• _GIVEN INSTRUCTION_: Stop at the line containing "ax2.tick_params(axis='y', pad=24)": repeat exactly every line of the entries below from the first up to it, plus that line, with pictures omitted.

— START INPUT —

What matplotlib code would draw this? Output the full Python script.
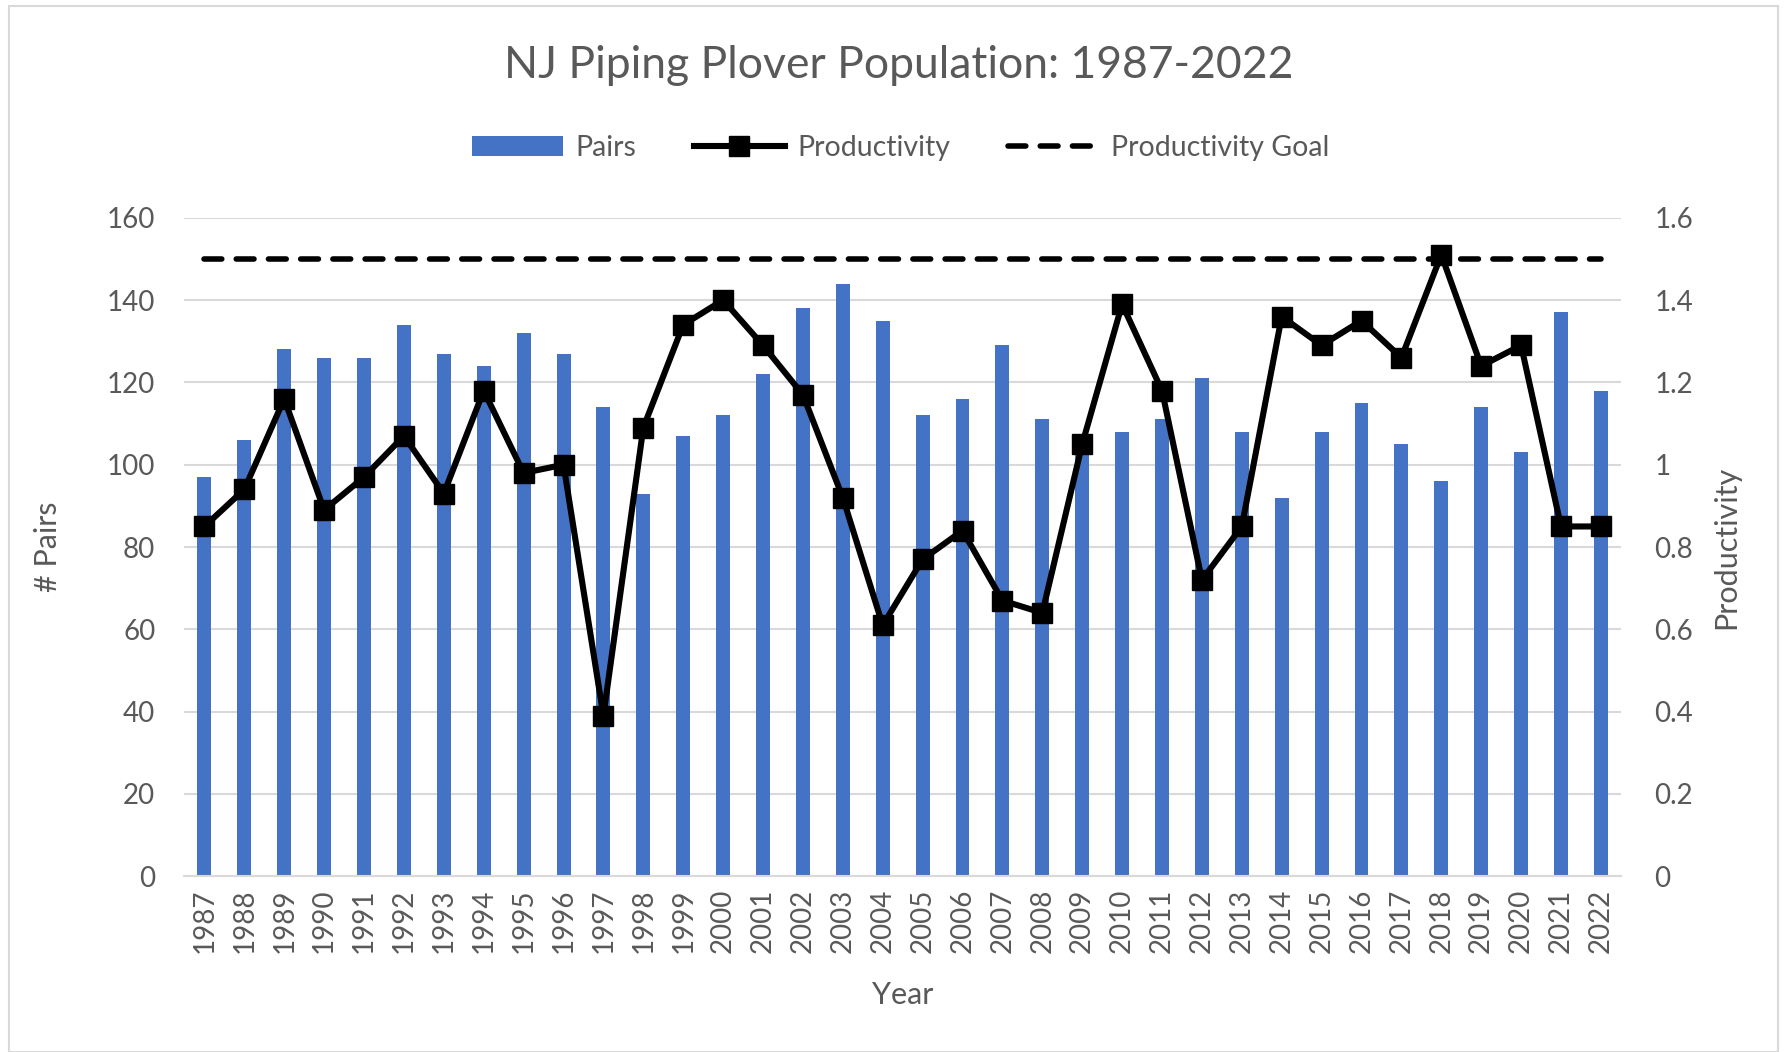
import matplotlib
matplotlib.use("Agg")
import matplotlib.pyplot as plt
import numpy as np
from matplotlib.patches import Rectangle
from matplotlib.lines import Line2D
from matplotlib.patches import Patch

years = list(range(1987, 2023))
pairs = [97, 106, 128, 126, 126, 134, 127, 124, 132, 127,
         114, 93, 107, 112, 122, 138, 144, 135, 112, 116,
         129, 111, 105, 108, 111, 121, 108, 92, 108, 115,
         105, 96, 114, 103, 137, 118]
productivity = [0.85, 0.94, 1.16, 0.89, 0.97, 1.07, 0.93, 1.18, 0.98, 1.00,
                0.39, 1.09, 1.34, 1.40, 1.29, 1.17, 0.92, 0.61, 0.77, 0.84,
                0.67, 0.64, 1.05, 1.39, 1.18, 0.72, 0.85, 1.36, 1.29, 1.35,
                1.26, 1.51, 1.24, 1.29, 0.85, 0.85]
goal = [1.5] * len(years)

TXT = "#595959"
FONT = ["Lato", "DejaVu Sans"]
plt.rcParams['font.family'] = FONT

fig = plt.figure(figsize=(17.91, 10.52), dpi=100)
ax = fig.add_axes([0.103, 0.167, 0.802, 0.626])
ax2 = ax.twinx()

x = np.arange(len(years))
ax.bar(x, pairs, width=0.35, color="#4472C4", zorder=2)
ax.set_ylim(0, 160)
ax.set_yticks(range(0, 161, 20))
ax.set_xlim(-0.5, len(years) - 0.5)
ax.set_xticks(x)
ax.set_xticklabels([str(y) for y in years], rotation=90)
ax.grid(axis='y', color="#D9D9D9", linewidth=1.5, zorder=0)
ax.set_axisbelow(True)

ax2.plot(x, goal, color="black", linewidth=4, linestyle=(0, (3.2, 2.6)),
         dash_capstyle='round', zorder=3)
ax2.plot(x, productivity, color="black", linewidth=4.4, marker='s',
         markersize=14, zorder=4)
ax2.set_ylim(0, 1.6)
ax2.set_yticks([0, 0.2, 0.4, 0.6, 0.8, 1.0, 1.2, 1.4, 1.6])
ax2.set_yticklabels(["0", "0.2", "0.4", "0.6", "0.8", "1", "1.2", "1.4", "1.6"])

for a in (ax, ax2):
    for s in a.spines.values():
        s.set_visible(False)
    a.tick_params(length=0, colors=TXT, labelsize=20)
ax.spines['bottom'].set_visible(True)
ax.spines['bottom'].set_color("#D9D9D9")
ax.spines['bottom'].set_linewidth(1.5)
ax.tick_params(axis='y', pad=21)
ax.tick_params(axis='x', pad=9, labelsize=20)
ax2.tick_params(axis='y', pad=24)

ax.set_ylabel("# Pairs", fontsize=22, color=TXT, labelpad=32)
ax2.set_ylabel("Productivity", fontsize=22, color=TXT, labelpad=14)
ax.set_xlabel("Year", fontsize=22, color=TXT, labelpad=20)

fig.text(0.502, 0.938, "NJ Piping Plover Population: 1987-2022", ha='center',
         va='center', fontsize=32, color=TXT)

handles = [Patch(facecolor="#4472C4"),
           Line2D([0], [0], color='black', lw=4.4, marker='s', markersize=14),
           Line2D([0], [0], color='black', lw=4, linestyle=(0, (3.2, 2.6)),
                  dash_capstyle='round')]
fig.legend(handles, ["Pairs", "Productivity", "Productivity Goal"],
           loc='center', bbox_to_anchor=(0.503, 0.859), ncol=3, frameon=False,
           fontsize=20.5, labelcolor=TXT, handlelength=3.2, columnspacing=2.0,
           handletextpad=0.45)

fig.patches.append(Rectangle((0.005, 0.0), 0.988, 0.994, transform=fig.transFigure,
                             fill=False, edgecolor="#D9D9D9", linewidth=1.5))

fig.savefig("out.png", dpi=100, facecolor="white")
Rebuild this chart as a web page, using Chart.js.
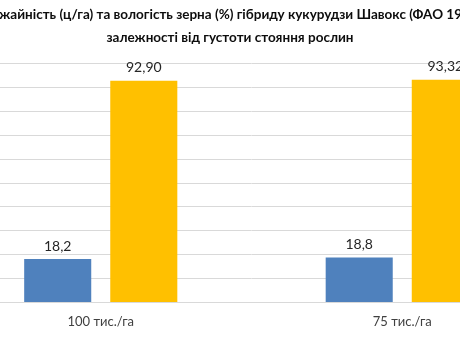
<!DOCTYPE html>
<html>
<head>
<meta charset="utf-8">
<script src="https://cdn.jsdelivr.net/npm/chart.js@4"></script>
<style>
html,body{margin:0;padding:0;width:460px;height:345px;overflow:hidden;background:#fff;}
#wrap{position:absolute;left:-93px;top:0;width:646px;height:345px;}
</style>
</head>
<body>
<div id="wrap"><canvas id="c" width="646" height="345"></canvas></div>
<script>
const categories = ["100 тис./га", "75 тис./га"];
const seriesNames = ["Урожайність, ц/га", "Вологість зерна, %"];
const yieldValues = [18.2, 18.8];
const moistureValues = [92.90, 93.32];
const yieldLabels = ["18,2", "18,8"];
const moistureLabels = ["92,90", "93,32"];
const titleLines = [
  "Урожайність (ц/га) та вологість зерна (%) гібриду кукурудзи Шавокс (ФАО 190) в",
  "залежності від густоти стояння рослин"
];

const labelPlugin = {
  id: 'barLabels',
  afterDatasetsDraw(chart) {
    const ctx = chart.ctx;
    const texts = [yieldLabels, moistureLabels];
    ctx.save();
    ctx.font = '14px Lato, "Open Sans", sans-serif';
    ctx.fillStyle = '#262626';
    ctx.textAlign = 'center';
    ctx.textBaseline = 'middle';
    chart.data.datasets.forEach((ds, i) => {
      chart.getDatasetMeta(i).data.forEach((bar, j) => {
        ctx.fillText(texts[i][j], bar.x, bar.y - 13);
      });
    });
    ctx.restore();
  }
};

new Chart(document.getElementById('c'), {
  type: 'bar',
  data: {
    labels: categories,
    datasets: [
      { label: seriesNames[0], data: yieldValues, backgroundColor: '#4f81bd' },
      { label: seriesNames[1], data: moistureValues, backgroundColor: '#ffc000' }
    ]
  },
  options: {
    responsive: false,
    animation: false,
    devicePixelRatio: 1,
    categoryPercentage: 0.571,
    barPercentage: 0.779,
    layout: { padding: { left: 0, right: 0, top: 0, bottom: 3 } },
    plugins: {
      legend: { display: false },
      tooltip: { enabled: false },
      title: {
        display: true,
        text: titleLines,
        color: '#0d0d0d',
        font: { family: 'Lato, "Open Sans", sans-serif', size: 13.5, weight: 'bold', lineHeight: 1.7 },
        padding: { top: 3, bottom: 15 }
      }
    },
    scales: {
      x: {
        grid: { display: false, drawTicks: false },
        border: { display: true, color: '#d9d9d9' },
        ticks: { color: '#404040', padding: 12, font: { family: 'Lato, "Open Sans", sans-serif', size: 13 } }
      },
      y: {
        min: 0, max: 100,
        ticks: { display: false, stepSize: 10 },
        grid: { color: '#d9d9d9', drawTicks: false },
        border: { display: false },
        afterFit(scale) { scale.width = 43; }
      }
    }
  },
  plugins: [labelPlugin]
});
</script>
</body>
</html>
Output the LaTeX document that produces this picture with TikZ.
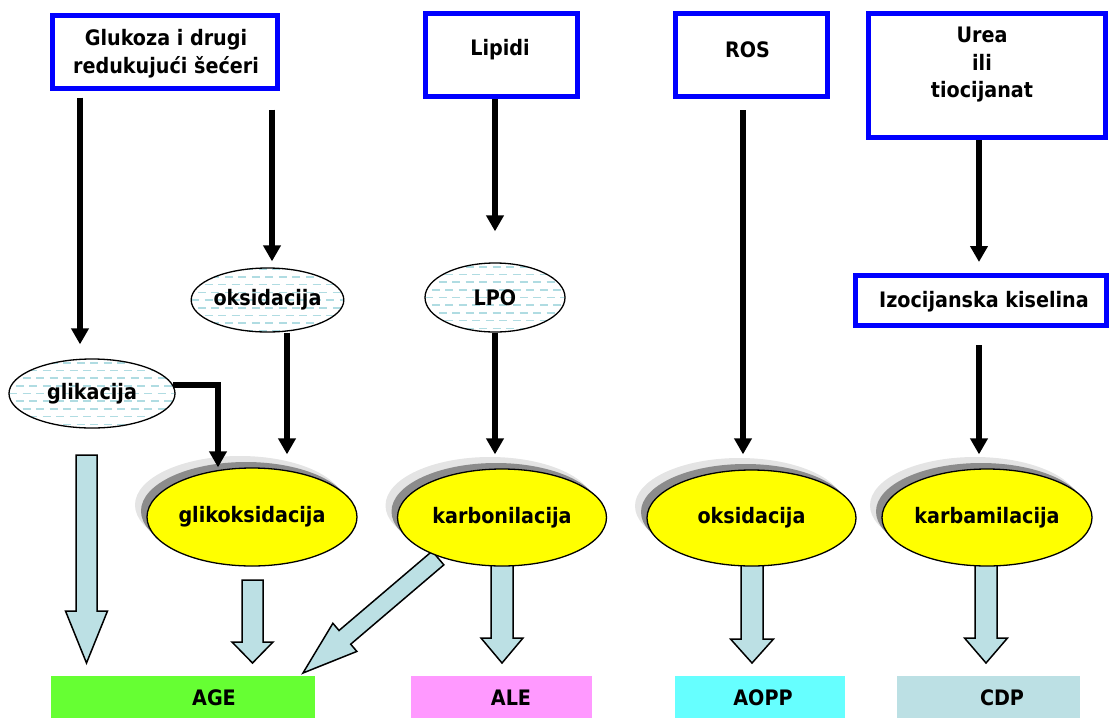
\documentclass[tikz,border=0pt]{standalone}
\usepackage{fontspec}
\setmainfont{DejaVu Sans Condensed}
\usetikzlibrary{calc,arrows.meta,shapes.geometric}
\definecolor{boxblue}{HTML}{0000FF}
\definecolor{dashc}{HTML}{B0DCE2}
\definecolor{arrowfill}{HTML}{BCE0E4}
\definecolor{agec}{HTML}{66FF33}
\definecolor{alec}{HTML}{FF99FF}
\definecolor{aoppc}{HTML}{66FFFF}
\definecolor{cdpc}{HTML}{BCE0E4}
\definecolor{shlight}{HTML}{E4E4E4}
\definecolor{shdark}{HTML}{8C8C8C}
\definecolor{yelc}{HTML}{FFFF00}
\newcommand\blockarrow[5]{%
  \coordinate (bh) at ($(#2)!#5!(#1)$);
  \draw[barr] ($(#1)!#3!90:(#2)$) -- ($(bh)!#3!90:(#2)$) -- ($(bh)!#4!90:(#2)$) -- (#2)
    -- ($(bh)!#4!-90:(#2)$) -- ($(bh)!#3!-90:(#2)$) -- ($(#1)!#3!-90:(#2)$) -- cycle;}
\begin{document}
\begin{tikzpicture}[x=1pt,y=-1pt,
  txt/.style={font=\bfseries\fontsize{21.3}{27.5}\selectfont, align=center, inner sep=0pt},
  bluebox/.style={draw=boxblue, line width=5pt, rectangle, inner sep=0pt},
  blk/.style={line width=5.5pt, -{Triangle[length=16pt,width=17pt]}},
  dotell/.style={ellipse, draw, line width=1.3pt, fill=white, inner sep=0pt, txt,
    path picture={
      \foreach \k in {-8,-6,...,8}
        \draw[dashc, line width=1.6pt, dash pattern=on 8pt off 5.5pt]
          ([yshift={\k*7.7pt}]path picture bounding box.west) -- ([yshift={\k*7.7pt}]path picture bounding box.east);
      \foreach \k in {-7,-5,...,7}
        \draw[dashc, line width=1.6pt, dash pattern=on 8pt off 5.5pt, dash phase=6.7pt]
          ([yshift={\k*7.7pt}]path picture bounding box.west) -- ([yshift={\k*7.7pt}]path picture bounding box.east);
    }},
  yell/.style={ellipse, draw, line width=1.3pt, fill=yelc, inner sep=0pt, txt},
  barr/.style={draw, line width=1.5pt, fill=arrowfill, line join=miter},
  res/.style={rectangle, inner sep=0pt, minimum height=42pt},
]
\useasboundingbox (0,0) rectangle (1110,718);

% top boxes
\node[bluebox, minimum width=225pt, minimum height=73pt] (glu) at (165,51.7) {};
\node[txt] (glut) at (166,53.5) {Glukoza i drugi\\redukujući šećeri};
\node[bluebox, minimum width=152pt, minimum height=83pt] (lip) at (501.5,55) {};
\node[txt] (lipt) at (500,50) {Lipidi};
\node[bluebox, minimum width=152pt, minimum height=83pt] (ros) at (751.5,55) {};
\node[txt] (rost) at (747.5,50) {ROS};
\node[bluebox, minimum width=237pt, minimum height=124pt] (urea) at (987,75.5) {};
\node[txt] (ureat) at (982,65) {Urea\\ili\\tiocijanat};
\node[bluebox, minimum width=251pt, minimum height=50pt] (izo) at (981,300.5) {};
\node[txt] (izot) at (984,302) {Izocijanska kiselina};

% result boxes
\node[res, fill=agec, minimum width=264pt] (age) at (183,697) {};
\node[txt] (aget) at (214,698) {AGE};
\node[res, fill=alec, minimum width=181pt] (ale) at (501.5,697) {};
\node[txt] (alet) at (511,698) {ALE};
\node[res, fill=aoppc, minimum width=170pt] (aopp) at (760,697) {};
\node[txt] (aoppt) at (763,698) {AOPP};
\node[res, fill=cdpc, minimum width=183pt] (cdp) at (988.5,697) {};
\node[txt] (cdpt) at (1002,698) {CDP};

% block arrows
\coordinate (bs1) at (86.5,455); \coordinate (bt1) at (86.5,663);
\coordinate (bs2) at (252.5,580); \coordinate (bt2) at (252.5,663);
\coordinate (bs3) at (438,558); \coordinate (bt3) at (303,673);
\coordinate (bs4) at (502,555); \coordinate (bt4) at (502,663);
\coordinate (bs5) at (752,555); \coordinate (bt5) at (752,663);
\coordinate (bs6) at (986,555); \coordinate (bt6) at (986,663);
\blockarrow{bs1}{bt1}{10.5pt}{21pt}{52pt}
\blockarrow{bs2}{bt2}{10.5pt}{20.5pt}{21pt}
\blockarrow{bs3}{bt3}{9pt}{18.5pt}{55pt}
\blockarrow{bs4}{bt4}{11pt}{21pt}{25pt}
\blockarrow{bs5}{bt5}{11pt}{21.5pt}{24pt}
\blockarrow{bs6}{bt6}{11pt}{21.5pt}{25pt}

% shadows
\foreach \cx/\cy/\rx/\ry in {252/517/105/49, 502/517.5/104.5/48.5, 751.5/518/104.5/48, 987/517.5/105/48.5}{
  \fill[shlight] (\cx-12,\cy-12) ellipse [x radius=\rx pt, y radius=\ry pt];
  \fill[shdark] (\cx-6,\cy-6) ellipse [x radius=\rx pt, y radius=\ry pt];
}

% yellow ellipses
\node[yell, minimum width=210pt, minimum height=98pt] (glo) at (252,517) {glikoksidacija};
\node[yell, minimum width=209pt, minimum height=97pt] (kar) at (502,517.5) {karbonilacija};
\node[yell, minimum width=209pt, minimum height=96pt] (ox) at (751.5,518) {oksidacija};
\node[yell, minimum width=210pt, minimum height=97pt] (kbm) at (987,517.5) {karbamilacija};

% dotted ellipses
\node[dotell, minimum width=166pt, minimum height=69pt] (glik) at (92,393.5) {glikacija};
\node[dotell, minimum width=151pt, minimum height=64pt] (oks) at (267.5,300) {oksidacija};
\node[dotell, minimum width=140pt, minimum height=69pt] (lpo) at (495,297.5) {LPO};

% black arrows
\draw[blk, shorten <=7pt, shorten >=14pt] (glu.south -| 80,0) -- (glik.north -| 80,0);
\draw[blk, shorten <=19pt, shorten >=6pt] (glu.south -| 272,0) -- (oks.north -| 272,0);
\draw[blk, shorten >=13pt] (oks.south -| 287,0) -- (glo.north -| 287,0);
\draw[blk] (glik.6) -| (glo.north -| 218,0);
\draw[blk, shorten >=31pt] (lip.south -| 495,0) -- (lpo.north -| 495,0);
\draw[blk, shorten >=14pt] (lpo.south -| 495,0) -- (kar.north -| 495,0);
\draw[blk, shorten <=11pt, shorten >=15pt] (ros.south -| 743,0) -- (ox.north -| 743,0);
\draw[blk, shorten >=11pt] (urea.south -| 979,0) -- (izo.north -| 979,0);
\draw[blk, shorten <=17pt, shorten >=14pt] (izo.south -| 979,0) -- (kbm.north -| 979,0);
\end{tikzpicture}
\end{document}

— END INPUT —

• _THE RESULT_:
What matplotlib code would draw this? Output the full Python script.
import matplotlib
matplotlib.use("Agg")
import matplotlib.pyplot as plt
import numpy as np
from matplotlib.patches import Rectangle
from matplotlib.lines import Line2D
from matplotlib.patches import Patch

years = list(range(1987, 2023))
pairs = [97, 106, 128, 126, 126, 134, 127, 124, 132, 127,
         114, 93, 107, 112, 122, 138, 144, 135, 112, 116,
         129, 111, 105, 108, 111, 121, 108, 92, 108, 115,
         105, 96, 114, 103, 137, 118]
productivity = [0.85, 0.94, 1.16, 0.89, 0.97, 1.07, 0.93, 1.18, 0.98, 1.00,
                0.39, 1.09, 1.34, 1.40, 1.29, 1.17, 0.92, 0.61, 0.77, 0.84,
                0.67, 0.64, 1.05, 1.39, 1.18, 0.72, 0.85, 1.36, 1.29, 1.35,
                1.26, 1.51, 1.24, 1.29, 0.85, 0.85]
goal = [1.5] * len(years)

TXT = "#595959"
FONT = ["Lato", "DejaVu Sans"]
plt.rcParams['font.family'] = FONT

fig = plt.figure(figsize=(17.91, 10.52), dpi=100)
ax = fig.add_axes([0.103, 0.167, 0.802, 0.626])
ax2 = ax.twinx()

x = np.arange(len(years))
ax.bar(x, pairs, width=0.35, color="#4472C4", zorder=2)
ax.set_ylim(0, 160)
ax.set_yticks(range(0, 161, 20))
ax.set_xlim(-0.5, len(years) - 0.5)
ax.set_xticks(x)
ax.set_xticklabels([str(y) for y in years], rotation=90)
ax.grid(axis='y', color="#D9D9D9", linewidth=1.5, zorder=0)
ax.set_axisbelow(True)

ax2.plot(x, goal, color="black", linewidth=4, linestyle=(0, (3.2, 2.6)),
         dash_capstyle='round', zorder=3)
ax2.plot(x, productivity, color="black", linewidth=4.4, marker='s',
         markersize=14, zorder=4)
ax2.set_ylim(0, 1.6)
ax2.set_yticks([0, 0.2, 0.4, 0.6, 0.8, 1.0, 1.2, 1.4, 1.6])
ax2.set_yticklabels(["0", "0.2", "0.4", "0.6", "0.8", "1", "1.2", "1.4", "1.6"])

for a in (ax, ax2):
    for s in a.spines.values():
        s.set_visible(False)
    a.tick_params(length=0, colors=TXT, labelsize=20)
ax.spines['bottom'].set_visible(True)
ax.spines['bottom'].set_color("#D9D9D9")
ax.spines['bottom'].set_linewidth(1.5)
ax.tick_params(axis='y', pad=21)
ax.tick_params(axis='x', pad=9, labelsize=20)
ax2.tick_params(axis='y', pad=24)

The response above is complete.